Return, unaltered, every line from the beginning of the material below up to and including the one with "(1, 1.5)), zorder=1)".

----------------------------------------

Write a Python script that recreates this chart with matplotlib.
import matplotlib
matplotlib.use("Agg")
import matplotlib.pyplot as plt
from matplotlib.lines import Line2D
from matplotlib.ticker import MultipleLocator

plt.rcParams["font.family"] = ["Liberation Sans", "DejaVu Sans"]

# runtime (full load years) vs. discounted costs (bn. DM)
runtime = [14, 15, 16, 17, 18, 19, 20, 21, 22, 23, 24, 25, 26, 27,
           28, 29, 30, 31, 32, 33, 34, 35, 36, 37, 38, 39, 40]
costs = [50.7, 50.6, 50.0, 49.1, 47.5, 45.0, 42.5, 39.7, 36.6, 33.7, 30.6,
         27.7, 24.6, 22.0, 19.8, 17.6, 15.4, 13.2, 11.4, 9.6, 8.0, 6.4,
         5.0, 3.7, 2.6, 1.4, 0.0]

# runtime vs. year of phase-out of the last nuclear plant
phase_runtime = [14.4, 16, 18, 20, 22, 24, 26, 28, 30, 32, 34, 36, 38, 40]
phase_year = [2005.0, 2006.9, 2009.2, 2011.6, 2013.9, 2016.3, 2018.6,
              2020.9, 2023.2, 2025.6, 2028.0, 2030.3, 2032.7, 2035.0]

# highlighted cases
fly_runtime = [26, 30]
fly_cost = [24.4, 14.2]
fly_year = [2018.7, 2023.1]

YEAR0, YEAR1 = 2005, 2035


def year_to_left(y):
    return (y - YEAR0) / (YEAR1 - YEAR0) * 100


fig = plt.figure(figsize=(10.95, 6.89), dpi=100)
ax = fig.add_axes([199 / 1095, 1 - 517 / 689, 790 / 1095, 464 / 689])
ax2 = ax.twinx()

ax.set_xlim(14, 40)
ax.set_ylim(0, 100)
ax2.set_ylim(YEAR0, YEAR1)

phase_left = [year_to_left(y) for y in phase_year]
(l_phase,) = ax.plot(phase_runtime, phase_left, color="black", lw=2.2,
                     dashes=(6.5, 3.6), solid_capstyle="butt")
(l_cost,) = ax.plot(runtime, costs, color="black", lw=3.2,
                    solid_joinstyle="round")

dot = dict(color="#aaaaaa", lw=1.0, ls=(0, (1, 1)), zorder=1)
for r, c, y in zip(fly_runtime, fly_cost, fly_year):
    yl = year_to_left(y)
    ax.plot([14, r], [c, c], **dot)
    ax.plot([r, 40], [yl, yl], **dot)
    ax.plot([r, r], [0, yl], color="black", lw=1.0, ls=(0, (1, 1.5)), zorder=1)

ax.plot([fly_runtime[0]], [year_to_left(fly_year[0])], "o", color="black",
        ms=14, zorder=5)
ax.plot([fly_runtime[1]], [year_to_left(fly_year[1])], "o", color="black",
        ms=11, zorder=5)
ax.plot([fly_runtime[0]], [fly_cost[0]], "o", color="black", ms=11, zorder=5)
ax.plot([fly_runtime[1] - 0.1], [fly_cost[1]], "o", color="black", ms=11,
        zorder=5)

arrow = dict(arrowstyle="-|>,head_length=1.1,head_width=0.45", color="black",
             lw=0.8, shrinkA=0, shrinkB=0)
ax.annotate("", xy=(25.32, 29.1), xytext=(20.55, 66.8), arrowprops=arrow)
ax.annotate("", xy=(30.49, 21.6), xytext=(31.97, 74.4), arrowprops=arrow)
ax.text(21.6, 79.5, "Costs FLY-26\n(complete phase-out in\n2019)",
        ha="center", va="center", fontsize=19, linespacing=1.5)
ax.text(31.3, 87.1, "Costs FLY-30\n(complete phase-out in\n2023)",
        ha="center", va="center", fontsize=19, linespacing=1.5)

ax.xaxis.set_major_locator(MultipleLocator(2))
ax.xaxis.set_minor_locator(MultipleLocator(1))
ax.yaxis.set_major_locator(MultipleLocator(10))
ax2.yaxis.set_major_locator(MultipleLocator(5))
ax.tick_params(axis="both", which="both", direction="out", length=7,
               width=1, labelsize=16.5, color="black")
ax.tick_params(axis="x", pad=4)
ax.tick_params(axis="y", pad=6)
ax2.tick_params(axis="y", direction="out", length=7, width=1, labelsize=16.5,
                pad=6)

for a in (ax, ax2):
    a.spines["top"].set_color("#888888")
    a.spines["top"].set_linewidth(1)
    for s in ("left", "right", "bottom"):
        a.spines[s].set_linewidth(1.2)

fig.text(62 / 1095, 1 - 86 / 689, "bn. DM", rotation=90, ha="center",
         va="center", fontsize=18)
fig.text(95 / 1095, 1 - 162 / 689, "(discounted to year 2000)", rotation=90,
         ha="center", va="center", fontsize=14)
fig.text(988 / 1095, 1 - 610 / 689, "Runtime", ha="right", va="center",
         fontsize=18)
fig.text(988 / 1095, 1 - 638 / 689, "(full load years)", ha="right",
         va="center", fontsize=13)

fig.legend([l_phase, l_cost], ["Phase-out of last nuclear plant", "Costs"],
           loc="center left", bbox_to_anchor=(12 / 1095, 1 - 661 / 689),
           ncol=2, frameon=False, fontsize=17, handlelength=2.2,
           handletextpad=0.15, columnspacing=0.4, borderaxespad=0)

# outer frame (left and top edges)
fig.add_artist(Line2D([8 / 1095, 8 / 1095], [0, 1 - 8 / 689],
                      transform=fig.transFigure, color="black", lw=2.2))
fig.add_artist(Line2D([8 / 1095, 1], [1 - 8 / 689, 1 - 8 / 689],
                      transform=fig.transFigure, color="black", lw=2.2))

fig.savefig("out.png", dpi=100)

----------------------------------------

### Output
Write a Python script that recreates this chart with matplotlib.
import matplotlib
matplotlib.use("Agg")
import matplotlib.pyplot as plt
from matplotlib.lines import Line2D
from matplotlib.ticker import MultipleLocator

plt.rcParams["font.family"] = ["Liberation Sans", "DejaVu Sans"]

# runtime (full load years) vs. discounted costs (bn. DM)
runtime = [14, 15, 16, 17, 18, 19, 20, 21, 22, 23, 24, 25, 26, 27,
           28, 29, 30, 31, 32, 33, 34, 35, 36, 37, 38, 39, 40]
costs = [50.7, 50.6, 50.0, 49.1, 47.5, 45.0, 42.5, 39.7, 36.6, 33.7, 30.6,
         27.7, 24.6, 22.0, 19.8, 17.6, 15.4, 13.2, 11.4, 9.6, 8.0, 6.4,
         5.0, 3.7, 2.6, 1.4, 0.0]

# runtime vs. year of phase-out of the last nuclear plant
phase_runtime = [14.4, 16, 18, 20, 22, 24, 26, 28, 30, 32, 34, 36, 38, 40]
phase_year = [2005.0, 2006.9, 2009.2, 2011.6, 2013.9, 2016.3, 2018.6,
              2020.9, 2023.2, 2025.6, 2028.0, 2030.3, 2032.7, 2035.0]

# highlighted cases
fly_runtime = [26, 30]
fly_cost = [24.4, 14.2]
fly_year = [2018.7, 2023.1]

YEAR0, YEAR1 = 2005, 2035


def year_to_left(y):
    return (y - YEAR0) / (YEAR1 - YEAR0) * 100


fig = plt.figure(figsize=(10.95, 6.89), dpi=100)
ax = fig.add_axes([199 / 1095, 1 - 517 / 689, 790 / 1095, 464 / 689])
ax2 = ax.twinx()

ax.set_xlim(14, 40)
ax.set_ylim(0, 100)
ax2.set_ylim(YEAR0, YEAR1)

phase_left = [year_to_left(y) for y in phase_year]
(l_phase,) = ax.plot(phase_runtime, phase_left, color="black", lw=2.2,
                     dashes=(6.5, 3.6), solid_capstyle="butt")
(l_cost,) = ax.plot(runtime, costs, color="black", lw=3.2,
                    solid_joinstyle="round")

dot = dict(color="#aaaaaa", lw=1.0, ls=(0, (1, 1)), zorder=1)
for r, c, y in zip(fly_runtime, fly_cost, fly_year):
    yl = year_to_left(y)
    ax.plot([14, r], [c, c], **dot)
    ax.plot([r, 40], [yl, yl], **dot)
    ax.plot([r, r], [0, yl], color="black", lw=1.0, ls=(0, (1, 1.5)), zorder=1)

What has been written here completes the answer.